■ Stated exercise: Repeat, exactly and completely, the material that follows. Omit the pictures.
# START OF Material provided
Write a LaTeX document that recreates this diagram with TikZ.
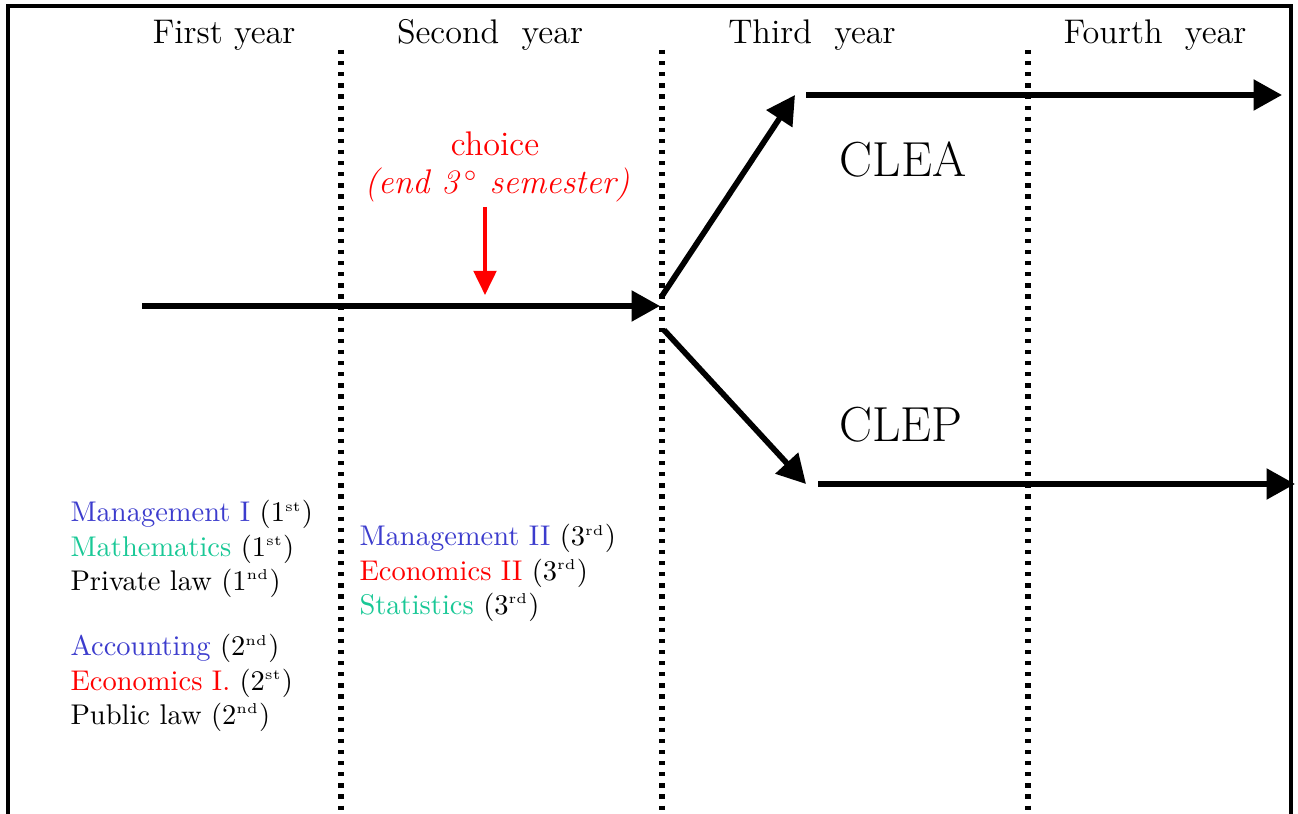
\documentclass[tikz,border=0pt]{standalone}
\usetikzlibrary{arrows.meta}
\definecolor{subjblue}{RGB}{60,60,205}
\definecolor{subjgreen}{RGB}{25,200,150}
\definecolor{choicered}{RGB}{255,0,0}
\newcommand{\supx}[1]{\textsuperscript{\tiny #1}}
\begin{document}
\begin{tikzpicture}[x=0.351pt,y=-0.351pt,
  frameline/.style={line width=1.1pt},
  divider/.style={line width=1.9pt, dash pattern=on 1.5pt off 2.4pt},
  yearlabel/.style={font=\large, anchor=center, inner sep=0pt},
  bigarrow/.style={line width=2pt, -{Triangle[length=10pt,width=10.5pt]}},
  redarrow/.style={line width=1.1pt, draw=choicered, -{Triangle[length=8.5pt,width=8pt]}},
  pathlabel/.style={font=\LARGE, inner sep=0pt},
  subjlist/.style={anchor=north west, align=left, inner sep=0pt, font=\normalsize}
]
\useasboundingbox (0,0) rectangle (1298,814);
% frame
\coordinate (ftl) at (8,6);
\coordinate (ftr) at (1291,6);
\coordinate (fbl) at (8,820);
\coordinate (fbr) at (1291,820);
\draw[frameline] (fbl) -- (ftl) -- (ftr) -- (fbr);
% dividers
\coordinate (d1t) at (341,50); \coordinate (d1b) at (341,820);
\coordinate (d2t) at (662,50); \coordinate (d2b) at (662,820);
\coordinate (d3t) at (1028,50); \coordinate (d3b) at (1028,820);
\draw[divider] (d1t) -- (d1b);
\draw[divider] (d2t) -- (d2b);
\draw[divider] (d3t) -- (d3b);
% year labels
\node[yearlabel] (y1) at (224,35) {First year};
\node[yearlabel] (y2) at (490,35) {Second\ \ year};
\node[yearlabel] (y3) at (812,35) {Third\ \ year};
\node[yearlabel] (y4) at (1155,35) {Fourth\ \ year};
% main arrow
\coordinate (mstart) at (142,306);
\coordinate (mend) at (660,306);
\draw[bigarrow] (mstart) -- (mend);
% choice
\node[text=choicered, font=\large, inner sep=0pt] (choice) at (495,144) {choice};
\node[text=choicered, font=\large\itshape, inner sep=0pt] (choicesub) at (497,185) {(end 3\,$^\circ$ semester)};
\coordinate (rstart) at (485,207);
\coordinate (rend) at (485,295);
\draw[redarrow] (rstart) -- (rend);
% branches
\coordinate (ustart) at (662,296);
\coordinate (uend) at (795,95);
\draw[bigarrow] (ustart) -- (uend);
\coordinate (uhs) at (806,95);
\coordinate (uhe) at (1282,95);
\draw[bigarrow] (uhs) -- (uhe);
\coordinate (lstart) at (664,330);
\coordinate (lend) at (806,484);
\draw[bigarrow] (lstart) -- (lend);
\coordinate (lhs) at (818,484);
\coordinate (lhe) at (1295,484);
\draw[bigarrow] (lhs) -- (lhe);
\node[pathlabel] (clea) at (903,160) {CLEA};
\node[pathlabel] (clep) at (901,425) {CLEP};
% subject lists
\node[subjlist] (first) at (70,500) {%
\textcolor{subjblue}{Management I} (1\supx{st})\\
\textcolor{subjgreen}{Mathematics} (1\supx{st})\\
Private law (1\supx{nd})\\[11pt]
\textcolor{subjblue}{Accounting} (2\supx{nd})\\
\textcolor{choicered}{Economics I.} (2\supx{st})\\
Public law (2\supx{nd})};
\node[subjlist] (second) at (359,524) {%
\textcolor{subjblue}{Management II} (3\supx{rd})\\
\textcolor{choicered}{Economics II} (3\supx{rd})\\
\textcolor{subjgreen}{Statistics} (3\supx{rd})};
\end{tikzpicture}
\end{document}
# END OF Material provided
■ Written solution:
Write a LaTeX document that recreates this diagram with TikZ.
\documentclass[tikz,border=0pt]{standalone}
\usetikzlibrary{arrows.meta}
\definecolor{subjblue}{RGB}{60,60,205}
\definecolor{subjgreen}{RGB}{25,200,150}
\definecolor{choicered}{RGB}{255,0,0}
\newcommand{\supx}[1]{\textsuperscript{\tiny #1}}
\begin{document}
\begin{tikzpicture}[x=0.351pt,y=-0.351pt,
  frameline/.style={line width=1.1pt},
  divider/.style={line width=1.9pt, dash pattern=on 1.5pt off 2.4pt},
  yearlabel/.style={font=\large, anchor=center, inner sep=0pt},
  bigarrow/.style={line width=2pt, -{Triangle[length=10pt,width=10.5pt]}},
  redarrow/.style={line width=1.1pt, draw=choicered, -{Triangle[length=8.5pt,width=8pt]}},
  pathlabel/.style={font=\LARGE, inner sep=0pt},
  subjlist/.style={anchor=north west, align=left, inner sep=0pt, font=\normalsize}
]
\useasboundingbox (0,0) rectangle (1298,814);
% frame
\coordinate (ftl) at (8,6);
\coordinate (ftr) at (1291,6);
\coordinate (fbl) at (8,820);
\coordinate (fbr) at (1291,820);
\draw[frameline] (fbl) -- (ftl) -- (ftr) -- (fbr);
% dividers
\coordinate (d1t) at (341,50); \coordinate (d1b) at (341,820);
\coordinate (d2t) at (662,50); \coordinate (d2b) at (662,820);
\coordinate (d3t) at (1028,50); \coordinate (d3b) at (1028,820);
\draw[divider] (d1t) -- (d1b);
\draw[divider] (d2t) -- (d2b);
\draw[divider] (d3t) -- (d3b);
% year labels
\node[yearlabel] (y1) at (224,35) {First year};
\node[yearlabel] (y2) at (490,35) {Second\ \ year};
\node[yearlabel] (y3) at (812,35) {Third\ \ year};
\node[yearlabel] (y4) at (1155,35) {Fourth\ \ year};
% main arrow
\coordinate (mstart) at (142,306);
\coordinate (mend) at (660,306);
\draw[bigarrow] (mstart) -- (mend);
% choice
\node[text=choicered, font=\large, inner sep=0pt] (choice) at (495,144) {choice};
\node[text=choicered, font=\large\itshape, inner sep=0pt] (choicesub) at (497,185) {(end 3\,$^\circ$ semester)};
\coordinate (rstart) at (485,207);
\coordinate (rend) at (485,295);
\draw[redarrow] (rstart) -- (rend);
% branches
\coordinate (ustart) at (662,296);
\coordinate (uend) at (795,95);
\draw[bigarrow] (ustart) -- (uend);
\coordinate (uhs) at (806,95);
\coordinate (uhe) at (1282,95);
\draw[bigarrow] (uhs) -- (uhe);
\coordinate (lstart) at (664,330);
\coordinate (lend) at (806,484);
\draw[bigarrow] (lstart) -- (lend);
\coordinate (lhs) at (818,484);
\coordinate (lhe) at (1295,484);
\draw[bigarrow] (lhs) -- (lhe);
\node[pathlabel] (clea) at (903,160) {CLEA};
\node[pathlabel] (clep) at (901,425) {CLEP};
% subject lists
\node[subjlist] (first) at (70,500) {%
\textcolor{subjblue}{Management I} (1\supx{st})\\
\textcolor{subjgreen}{Mathematics} (1\supx{st})\\
Private law (1\supx{nd})\\[11pt]
\textcolor{subjblue}{Accounting} (2\supx{nd})\\
\textcolor{choicered}{Economics I.} (2\supx{st})\\
Public law (2\supx{nd})};
\node[subjlist] (second) at (359,524) {%
\textcolor{subjblue}{Management II} (3\supx{rd})\\
\textcolor{choicered}{Economics II} (3\supx{rd})\\
\textcolor{subjgreen}{Statistics} (3\supx{rd})};
\end{tikzpicture}
\end{document}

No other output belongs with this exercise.